Wednesday, April 13, 2005

Converting small assignments into big money

by Pam Baker

Every writer out there is trying to go over the transom and through the spam filters to get to the editor with the big dollar assignments. Less than one percent of the writers trying for those jobs will even get a two-line filler assignment. Yet that is where the dreams lie and the writers flock.

It doesn’t make sense really. Why go down the ego-bruising, rejection-laden path when you can make it big easier on the road less traveled?

The secret works on the same premise as the trick question “had you rather work for a small amount doubled everyday or get a half-million dollar a year paycheck?” The correct answer is take the smaller doubling sum – it adds up to far more in the end.

Instead of pining for the big paying jobs, make your own. For example, if a wire posting assignment pays $10.00 a story (which is the average) most writers will not bother to even apply. So the competition is minimal, relatively speaking. But, if you can take that measly assignment and convince the editor to let you take over the wire posting hassle then you can make a very decent living. By posting 10 wire stories daily (making minimal edits from stories pulled directly off wire services) at that same $10 rate you will make $500 for a five day work week. That’s $2000 a month for very little effort. Yet, all your competition saw was $10 a story.

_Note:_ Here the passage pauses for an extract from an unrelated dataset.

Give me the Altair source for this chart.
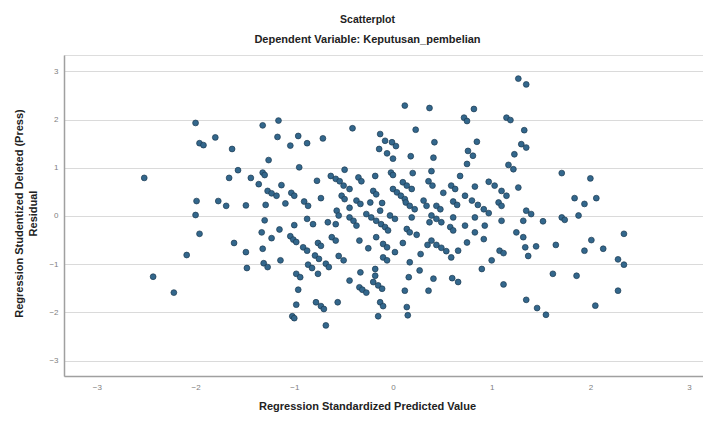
import altair as alt
import pandas as pd

# Regression Standardized Predicted Value (x) and Studentized Deleted Residual (y)
pred = [
    -2.52, -2.43, -2.22, -2.09, -2.00, -1.96, -1.92, -1.80, -1.63, -1.57,
    -1.66, -1.99, -1.77, -1.69, -2.00, -1.96, -1.61, -1.49, -1.49, -1.48,
    -1.44, -1.36, -1.32, -1.32, -1.30, -1.26, -1.29, -1.30, -1.33, -1.32,
    -1.31, -1.27, -1.27, -1.23, -1.18, -1.23, -1.16, -1.17, -1.15, -1.14,
    -1.13, -1.09, -1.04, -1.04, -1.01, -0.98, -1.03, -1.00, -1.00, -0.96,
    -0.95, -0.98, -0.94, -0.96, -0.98, -1.02, -1.00, -0.90, -0.86, -0.87,
    -0.81, -0.91, -0.87, -0.86, -0.82, -0.87, -0.79, -0.75, -0.77, -0.76,
    -0.73, -0.73, -0.76, -0.78, -0.73, -0.70, -0.68, -0.71, -0.68, -0.65,
    -0.66, -0.63, -0.58, -0.54, -0.50, -0.62, -0.58, -0.58, -0.57, -0.55,
    -0.55, -0.50, -0.56, -0.52, -0.49, -0.49, -0.44, -0.44, -0.44, -0.40,
    -0.37, -0.44, -0.41, -0.37, -0.33, -0.35, -0.32, -0.34, -0.33, -0.34,
    -0.31, -0.27, -0.27, -0.22, -0.17, -0.12, -0.08, -0.05, -0.25, -0.23,
    -0.20, -0.17, -0.18, -0.17, -0.18, -0.18, -0.20, -0.15, -0.11, -0.13,
    -0.10, -0.15, -0.13, -0.08, -0.14, -0.06, 0.00, -0.01, 0.03, -0.11,
    -0.13, -0.10, -0.06, -0.10, -0.06, -0.02, 0.00, 0.00, 0.04, 0.08,
    0.12, 0.13, 0.17, 0.22, -0.03, 0.02, 0.02, 0.10, 0.14, 0.20,
    0.19, 0.10, 0.14, 0.17, 0.19, 0.12, 0.18, 0.23, 0.17, 0.16,
    0.12, 0.14, 0.15, 0.24, 0.27, 0.28, 0.31, 0.34, 0.37, 0.37,
    0.35, 0.36, 0.36, 0.40, 0.39, 0.41, 0.42, 0.41, 0.39, 0.44,
    0.49, 0.44, 0.48, 0.39, 0.44, 0.49, 0.54, 0.59, 0.51, 0.58,
    0.61, 0.59, 0.63, 0.61, 0.65, 0.61, 0.60, 0.66, 0.66, 0.68,
    0.72, 0.75, 0.82, 0.75, 0.73, 0.73, 0.75, 0.76, 0.81, 0.85,
    0.80, 0.86, 0.92, 0.97, 0.83, 0.83, 0.83, 0.92, 0.93, 0.90,
    0.97, 1.03, 1.10, 1.15, 1.00, 1.08, 1.12, 1.12, 1.07, 1.10,
    1.10, 1.15, 1.19, 1.17, 1.22, 1.23, 1.27, 1.35, 1.33, 1.30,
    1.35, 1.27, 1.25, 1.32, 1.32, 1.34, 1.37, 1.35, 1.40, 1.35,
    1.46, 1.55, 1.45, 1.52, 1.62, 1.65, 1.71, 1.71, 1.74, 1.84,
    1.86, 1.88, 1.94, 1.94, 2.00, 2.01, 2.05, 2.06, 2.13, 2.28,
    2.34, 2.28, 2.34,
]
resid = [
    0.79, -1.26, -1.59, -0.81, 1.93, 1.51, 1.47, 1.63, 1.39, 0.95,
    0.79, 0.31, 0.31, 0.21, 0.02, -0.37, -0.56, 0.22, -0.75, -1.08,
    0.79, 0.66, 1.88, 0.90, 0.85, 1.16, 0.23, -0.09, -0.34, -0.68,
    -0.98, -1.06, 0.52, 0.47, 0.42, -0.46, 1.98, 1.64, -0.28, -0.92,
    0.64, 0.26, 1.46, -0.42, -0.49, -0.54, 0.48, 0.42, -0.19, 1.66,
    1.01, -1.20, -1.27, -1.53, -1.84, -2.08, -2.12, 0.30, 0.21, -0.06,
    -0.17, -0.65, -0.72, -1.01, -1.08, 1.51, -0.82, -0.89, 0.73, -0.56,
    -0.62, 0.37, -1.20, -1.79, -1.87, -1.93, -2.27, 1.61, -0.99, -1.06,
    -0.13, 0.83, 0.77, 0.72, 0.63, -0.44, -0.51, -0.17, 0.11, 0.01,
    -0.83, -0.92, -1.79, 0.42, 0.35, 0.96, 0.56, 0.17, -0.03, -0.10,
    -0.20, -1.34, 1.82, 0.32, 0.25, 0.80, 0.72, -0.51, -1.17, -1.48,
    -1.53, -1.59, 0.04, -0.03, -0.10, -0.17, -0.23, -0.30, -0.67, 0.28,
    0.52, 0.45, 0.83, -0.44, -1.10, -1.24, -1.37, -1.44, -1.51, -1.79,
    -1.87, -2.08, 1.70, 1.56, 1.39, 1.30, 1.19, 1.53, 1.45, 0.27,
    0.11, -0.58, -0.65, -0.86, -0.92, 0.90, 0.85, 0.56, 0.49, 0.42,
    0.35, 0.28, 0.21, 0.14, 0.01, -0.06, -0.75, 0.70, 0.63, 0.89,
    0.56, -0.56, -0.27, -0.34, -0.03, 2.29, 1.24, 1.79, -0.96, -1.27,
    -1.55, -1.89, -2.06, -0.39, -1.13, -0.79, 0.32, 0.21, 2.24, -0.13,
    -0.60, -1.55, 0.72, 0.63, 0.93, 1.21, 1.53, -1.30, 0.01, -0.06,
    -0.13, 0.21, 0.14, -0.51, -0.60, -0.66, -0.73, -0.86, 0.48, -0.23,
    -0.30, 0.63, 0.56, 0.30, 0.23, -0.03, -1.29, -1.37, -0.72, 0.83,
    2.04, 1.97, 2.22, 1.08, 0.42, -0.20, -0.55, 1.35, 1.25, 1.54,
    0.32, 0.23, 0.14, 0.06, 0.61, -0.03, -0.34, -0.48, -0.20, -1.10,
    0.71, 0.63, 0.52, 0.42, -0.92, -0.72, -0.77, -1.42, 0.28, 0.21,
    -0.10, 2.04, 1.99, 1.06, 0.97, 1.28, 2.85, 2.73, 1.78, 1.49,
    1.42, 0.59, -0.34, -0.44, -0.10, -0.65, -0.83, 0.11, 0.04, -1.74,
    -1.91, -2.05, -0.63, -0.11, -1.20, -0.60, 0.89, -0.03, -0.08, 0.37,
    -1.24, 0.01, 0.25, -0.72, 0.78, -0.50, -1.86, 0.37, -0.68, -0.90,
    -1.01, -1.55, -0.37,
]

n = min(len(pred), len(resid))
df = pd.DataFrame({"pred": pred[:n], "resid": resid[:n]})

tick_vals = [-3, -2, -1, 0, 1, 2, 3]
FONT = "Liberation Sans"

chart = (
    alt.Chart(df)
    .mark_circle(size=34, color="#33678c", stroke="#1d3b52", strokeWidth=0.7, opacity=1)
    .encode(
        x=alt.X(
            "pred:Q",
            scale=alt.Scale(domain=[-3.333, 3.141], nice=False, zero=False),
            axis=alt.Axis(
                values=tick_vals,
                grid=False,
                ticks=False,
                domainColor="#a0a0a0",
                domainWidth=1.5,
                labelFontSize=8,
                labelColor="#808080",
                labelPadding=7,
                labelFont=FONT,
                title="Regression Standardized Predicted Value",
                titleFont=FONT,
                titleFontSize=11,
                titleFontWeight="bold",
                titleColor="#222222",
                titleX=303,
                titleY=30,
                titleAlign="center",
                titleBaseline="middle",
            ),
        ),
        y=alt.Y(
            "resid:Q",
            scale=alt.Scale(domain=[-3.32, 3.34], nice=False, zero=False),
            axis=alt.Axis(
                values=tick_vals,
                grid=True,
                gridColor="#dadada",
                gridWidth=1,
                ticks=False,
                domainColor="#a0a0a0",
                domainWidth=1.5,
                labelFontSize=8,
                labelColor="#808080",
                labelPadding=6,
                labelFont=FONT,
                title=["Regression Studentized Deleted (Press)", "Residual"],
                titleFont=FONT,
                titleFontSize=11,
                titleFontWeight="bold",
                titleColor="#222222",
                titleAngle=-90,
                titleX=-42,
                titleY=158,
                titleAlign="center",
                titleBaseline="alphabetic",
                titleLineHeight=14,
            ),
        ),
    )
    .properties(
        width=639,
        height=321,
        padding={"left": 56, "top": 47, "right": 0, "bottom": 37},
        autosize=alt.AutoSizeParams(type="none"),
        title=alt.TitleParams(
            text="Scatterplot",
            subtitle="Dependent Variable: Keputusan_pembelian",
            anchor="middle",
            frame="group",
            dx=-16,
            offset=10,
            font=FONT,
            fontSize=10.5,
            fontWeight="bold",
            color="#222222",
            subtitleFont=FONT,
            subtitleFontSize=11,
            subtitleFontWeight="bold",
            subtitleColor="#222222",
            subtitlePadding=9,
        ),
    )
    .configure_view(stroke=None)
    .configure(background="white")
)

chart.save("out.html", embed_options={"renderer": "svg", "actions": False})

Another good road seldom traveled: look for people who are required to generate a great deal of writing, yet who aren’t writers. Analysts at research firms are usually terrific at number crunching and making market forecasts, for example. Yet they are typically lousy writers. Fortunately for good writers, the analysts have to generate market studies which are then sold and generate income for the firm. It is easier for the firm to sell studies that are easy to read, well written works then it is to sell cumbersome, wordy technical pieces.

Pitch research firms on letting you write the studies and reports for the analysts. Everyone wins! Typical pay for a writer to write the qualitative portion of a market study is $10,000 to $25,000. In the normal course of things, the writer is paid 1/3 at contract signing, 1/3 at midpoint, and the remaining 1/3 of the fee on final delivery.

The same applies to professors and scientists at large universities, and compliance departments at big corporations.

Start by going after the cheaper assignments like a marketing brochure or a press release, whatever you can get. Once in, start pitching the big deals. Don’t overlook the human resources departments. Often they have to translate legal pieces into easy to read pamphlets and manuals for an undereducated workforce to use. There’s your opportunity.

Once in, look around and then go for the mundane work that pays big. None of this work is ever advertised, yet it’s easy to get as the people stuck with the writing never want to do it. They’ll gladly pass it on to you.

Writing for analysts, professors, scientists and human resources departments has its drawbacks too. Usually you don’t get a byline or credit and you can’t use the work as a clip since its really secretive stuff most of the time – not to mention that analytical firms sell market studies for $6,000 dollars or better a pop. They don’t want you to give away the goods just because you’re looking for more work, especially if you are pitching their competitor. But you can usually get a reference letter or someone at the organization to stand as a reference for you.

In any case, $10,000 a pop or better buys you a lot of comfort while you seek fame for that novel you keep threatening to write.